Monday, May 12, 2014

Snips and snails and puppy dogs' tails: What a difference a Y chromosome makes

Before the recent birth of my son, I was pretty convinced that we were having a girl. Almost everyone I knew disagreed - everyone had "a feeling" it was a boy, or insisted that I was carrying like it was a boy, or that my face hadn't changed, or that my "beauty hadn't been stolen," so it had to be a boy. (Remind me to be insulted if people start guessing that the next one's a girl.) So much for mother's intuition - he's definitely all boy.

I think we were still in the delivery room when I remarked to my husband, "I guess the reign of the Gatto women is really over." My mother was one of 8 children - 7 girls and 1 boy. I was one of 20 grandchildren on that side - 13 girls and 7 boys. (And those numbers are misleadingly even; the first 10 grandkids are 9 girls and 1 boys; the next 10 are 4 girls and 6 boys, so the older cousins grew up in an environment that was all girl, and our younger cousins are growing up in an environment that is substantially boy.) My son is now one of 5 great-grandchildren - 0 girls and 5 boys.

So I decided to draw up a few statistics. Are the gender differences between these generations really as stark as they seem from the inside?

  • In the 1950s, there were 5 births, all girls. 100% female.
  • In the 1960s, there was 1 birth, a boy. 100% male.
  • In the 1970s, there were 4 births, 3 girls and a boy. 75% female, 25% male.
  • In the 1980s, there were 9 births, all girls. 100% female.
  • In the 1990s, there were 4 births, 1 girl and 3 boys. 75% male, 25% female.
  • In the 2000s, there were 6 births, 2 girls and 4 boys. 33% female, 66% male.
  • In the 2010s, there have been 4 births, all boys. 100% male. 

There are as many 100% male as 100% female decades, but on the boys' side is my one uncle born in the 1960s, and on the girls' side are the 9 of us cousins born in the 1980s. 

  • From the 1950s through the 1980s, there were 19 births, 17 girls and 2 boys. 89% female, 11% male.
  • From the 1990s through the 2010s, there were 14 births, 3 girls and 11 boys. 21% female, 79% male.
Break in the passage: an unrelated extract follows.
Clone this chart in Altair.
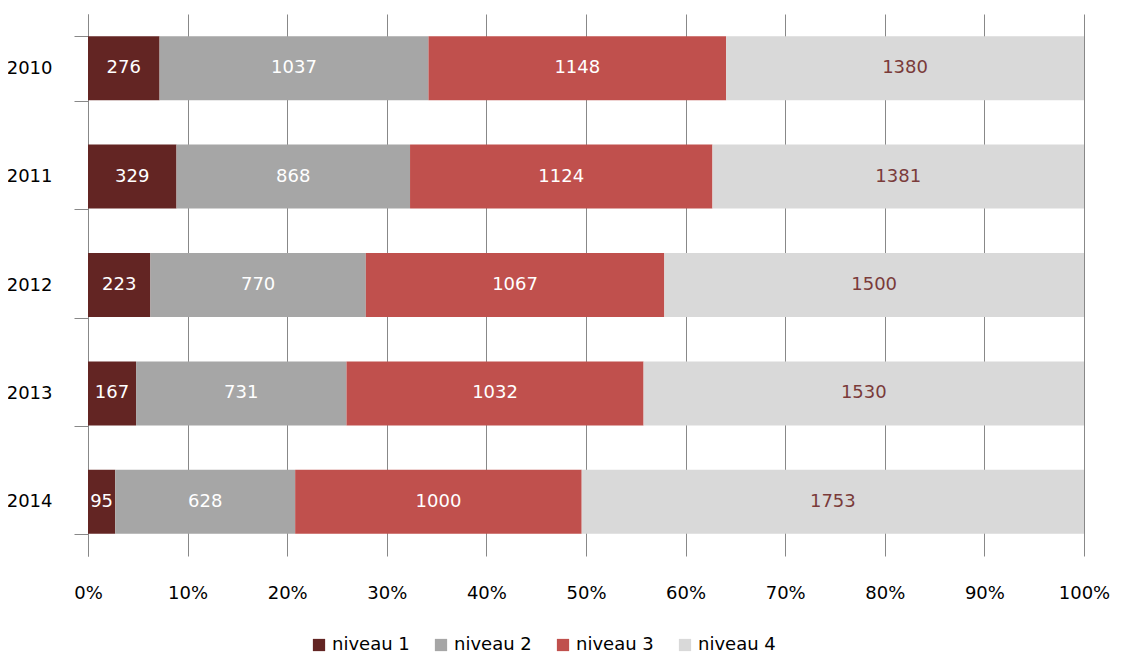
import altair as alt
import pandas as pd

years = ["2010", "2011", "2012", "2013", "2014"]
levels = ["niveau 1", "niveau 2", "niveau 3", "niveau 4"]
niveau1 = [276, 329, 223, 167, 95]
niveau2 = [1037, 868, 770, 731, 628]
niveau3 = [1148, 1124, 1067, 1032, 1000]
niveau4 = [1380, 1381, 1500, 1530, 1753]
colors = ["#632523", "#a6a6a6", "#c0504d", "#d9d9d9"]
text_colors = ["#ffffff", "#ffffff", "#ffffff", "#7a3b3a"]

rows = []
for i, y in enumerate(years):
    for j, (lev, vals) in enumerate(zip(levels, [niveau1, niveau2, niveau3, niveau4])):
        rows.append({"year": y, "level": lev, "order": j, "value": vals[i]})
df = pd.DataFrame(rows)

base = alt.Chart(df).transform_stack(
    stack="value", groupby=["year"], sort=[alt.SortField("order")],
    offset="normalize", as_=["x0", "x1"]
).transform_calculate(mid="(datum.x0 + datum.x1) / 2")

bars = base.mark_bar(size=64).encode(
    y=alt.Y("year:N", sort=years, title=None,
            axis=alt.Axis(labelFontSize=18, labelColor="#000", labelPadding=22,
                          tickSize=14, tickColor="#888", domainColor="#888",
                          tickBand="extent", labelFont="DejaVu Sans")),
    x=alt.X("x0:Q", title=None, scale=alt.Scale(domain=[0, 1], nice=False),
            axis=alt.Axis(format="%", values=[i / 10 for i in range(11)],
                          labelFontSize=18, labelColor="#000", labelPadding=28,
                          labelAlign="center", labelFlush=False, labelBound=False,
                          tickSize=0, domain=False, gridColor="#888",
                          labelFont="DejaVu Sans")),
    x2="x1:Q",
    color=alt.Color("level:N", sort=levels,
                    scale=alt.Scale(domain=levels, range=colors),
                    legend=alt.Legend(title=None, orient="none", direction="horizontal",
                                      legendX=222, legendY=622,
                                      symbolType="square", symbolSize=150,
                                      symbolStrokeWidth=0, labelFontSize=18,
                                      labelFont="DejaVu Sans", columnPadding=22,
                                      labelColor="#000")),
)

text = base.mark_text(fontSize=18, font="DejaVu Sans").encode(
    y=alt.Y("year:N", sort=years),
    x=alt.X("mid:Q"),
    text="value:Q",
    color=alt.Color("level:N", scale=alt.Scale(domain=levels, range=text_colors), legend=None),
)

chart = alt.layer(bars, text).resolve_scale(color="independent").properties(
    width=996, height=542,
    padding={"left": 80, "top": 6, "right": 30, "bottom": 104},
    autosize=alt.AutoSizeParams(type="none"),
).configure_view(stroke=None).configure_scale(bandPaddingInner=0.4, bandPaddingOuter=0.2)

chart.save("out.html", embed_options={"renderer": "svg", "actions": False})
When you break it down like that, it's pretty apparent that my aunts and the cousins I grew up with really did inhabit a substantially different family environment than my young cousins - and my son - will. I hate to perpetuate gender stereotypes, but I'm pretty confident in stating that, as a whole, these little boys will play far fewer games where they pretend to make jewelry. They will choreograph fewer dance routines and play more pick-up basketball games. They will go to fewer of their cousins' dance recitals and more of their football games; fewer horseback-riding lessons and more wrestling matches. The current crop of young girls - okay, just the one young girl - will have no one with whom to compare the flare of her fancy dresses at holidays. (Picture this: Spin around in a dress. Does the skirt flare straight out, perpendicular to your body? If so, you're wearing a "cake" dress, and can feel superior to your cousins who are merely wearing "cupcake" dresses that don't flare so much when they spin! That is the kind of thing you are surrounded by when you are 6 and your family is 89% female.) 

For much of my early childhood, I had just the one boy cousin. He frequently occupied himself teasing the life out of the younger girls who surrounded him. We'll find out how that looks in reverse, with one little girl growing up in the midst of nearly a dozen boy cousins. 

This situation makes me wonder what I'm in for in the coming years - as someone who grew up with only sisters and mostly girl cousins, boys are kind of an alien species - as well as how these accidents of birth affected other people in my family throughout history. Gender can have some very substantial effects on someone's life - career prospects, health, ability to vote, military service - but what about the more subtle effects? How would my grandfather's life have looked different if he'd had 3 sisters instead of 3 brothers? Would it have changed the way my great-grandmother grew up if the genders in her family had been more evenly distributed, instead of all the girls first, followed by all the boys?

In an oral history I recorded with my late grandmother, who was born in the Bronx in 1927, she told me that her brothers always roamed farther from home than she and her sisters did. "When you're little boys, you hang around more. When you're little girls, you stay kind of by your stoop." She also mentioned that they would have to stop playing softball with the boys when her father got home, because he didn't like girls and boys playing together. "I guess he didn't want us to play with the boys . . . they were very strict about that when we were younger."

Clearly, the differences between a family full of boys and a family full of girls would have been even more stark in previous generations!

1 comment:

April said...

I love this, so interesting how you really have girl and boy "waves" haha. There's a kind of pattern in my fam, at least for my first cousins. My parents and their siblings all have either a family of all girls or a family of all boys. My dad is one of 3 boys and my mom is one of 3 girls (though technically they had a younger brother but he didn't survive past like 2 or 3 yrs,I think). Makes me curious to see if the pattern will continue among my cousins and me. Though I don't think it applies with my distant cousins, so it's probably unlikely haha.